The five have all changed. So have their families and their entire community. 

“It affected the relationships I had with my family,” Rory shared. “I didn’t talk to them as much. I didn’t talk to my brothers as much. I don’t really know what they went though and I’ve never really reconnected with them since that day.” 

“My family has not shared our stories which each other, but we’re sharing them with the world,” Jenny continued. 

That includes an audience of millions at March for Our Lives rallies in our nation’s capital. 

“I should have been able to lead a young life where I don’t have to be worried about getting killed in my school,” Rory said. 

“It wasn’t sad you were from Newtown, it was more like, ‘thank you for being here and thank you for supporting this issue with us,'” Jenny added. 

Those marches came just days after the five students walked out of Newtown High School for the 17 lives lost in another school shooting – this time in Parkland, Florida. 

“I am just getting angry now, like burning passion angry,” Maya said. 

“Why wasn’t the murder of 26 people enough to change the world?” Jenny asked. 

They’re still just kids, but they’ve spoken in front of the NRA, rallied outside of gun lobby organizations and mourned with students from Parkland. 

“Since Parkland happened, between then and now, this is the first time I’ve accepted what has happened,” Mary said. “I have never gotten over what happened.”

“There is such a long and proud history of gun ownership in this country,” Rory said. “The reality is, we can’t take away all guns. We need to find that middle ground.”

“Like background checks,” Jenny added. “Do you want a criminal having a gun? I don’t
think anyone in America does.”

They want bump stocks banned. That’s the device one shooter used to kill 58 people and wound 851 others in Las Vegas. 

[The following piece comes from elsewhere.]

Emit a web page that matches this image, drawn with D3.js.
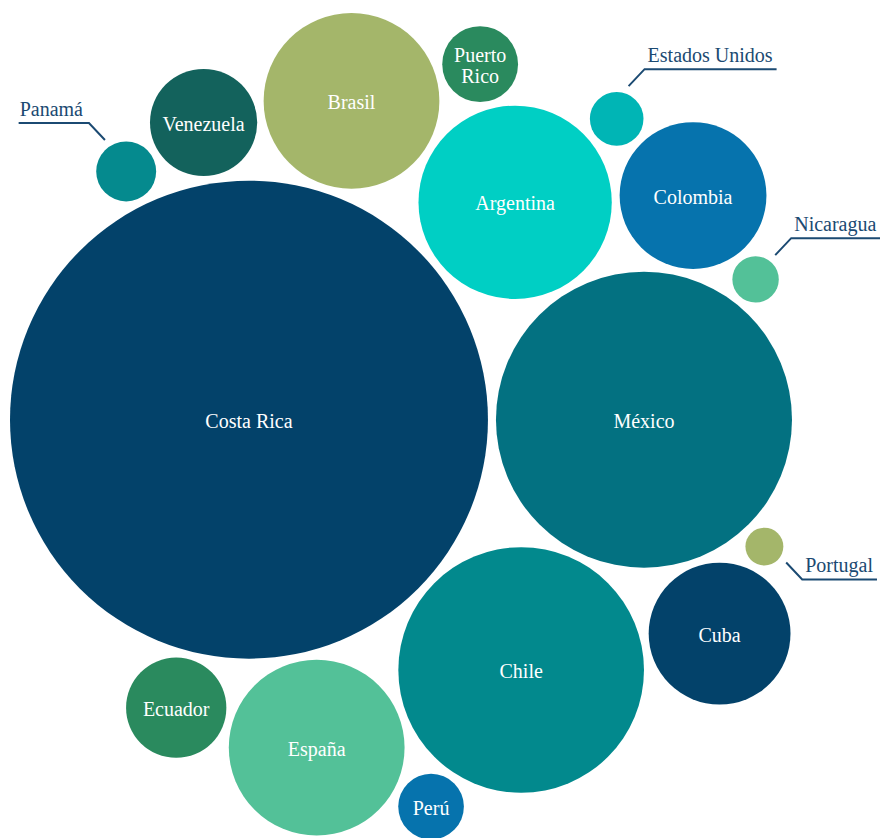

“No one needs a weapon that can shoot 800 rounds in one minute to hunt,” Jenny continued. 

They’re among the young voices challenging politicians and major corporations and some are already headed to the polls. 

“You know who’s taking money from the NRA and you know who people want to vote out,” Jenny said.  “It’s going to be interesting to see what happens.”

“It’s important for the politicians to one by one finally say, ‘I’m not taking money,'” Mary added. 

They didn’t ask for the directions of all of their lives to be changed and they’re angry their childhood was ripped from them, forcing them to grow up before they were ready. 

“Christmas has never been the same since,” Emily said. 

“There are so many injustices in the world. This is the one I’m passionate about,” Jenny added. “It just seems petty to be thinking about prom.”

In their darkest moments they feel guilty they lived and after every mass shooting that they didn’t do enough. 

“That night, my brothers came home and her brother didn’t,” Mary said, talking about one of her close friends. “And that bothers me. Why did my brothers make it home but her’s did not? Why do
I have a whole family and she does not?”

“Why does this need to keep on happening?” Jenny asked. “20 first graders died. 6-year-olds. 6 and 7-year-olds who had the entire lives to live. I just think it’s insane how much my life has changed from a gun that never touched my body. I am nowhere near the same person I was before.”

“I want people to never forget us,” Maya said with tears in her eyes. “Don’t forget my face, don’t forget
the faces of the 26 people that died.”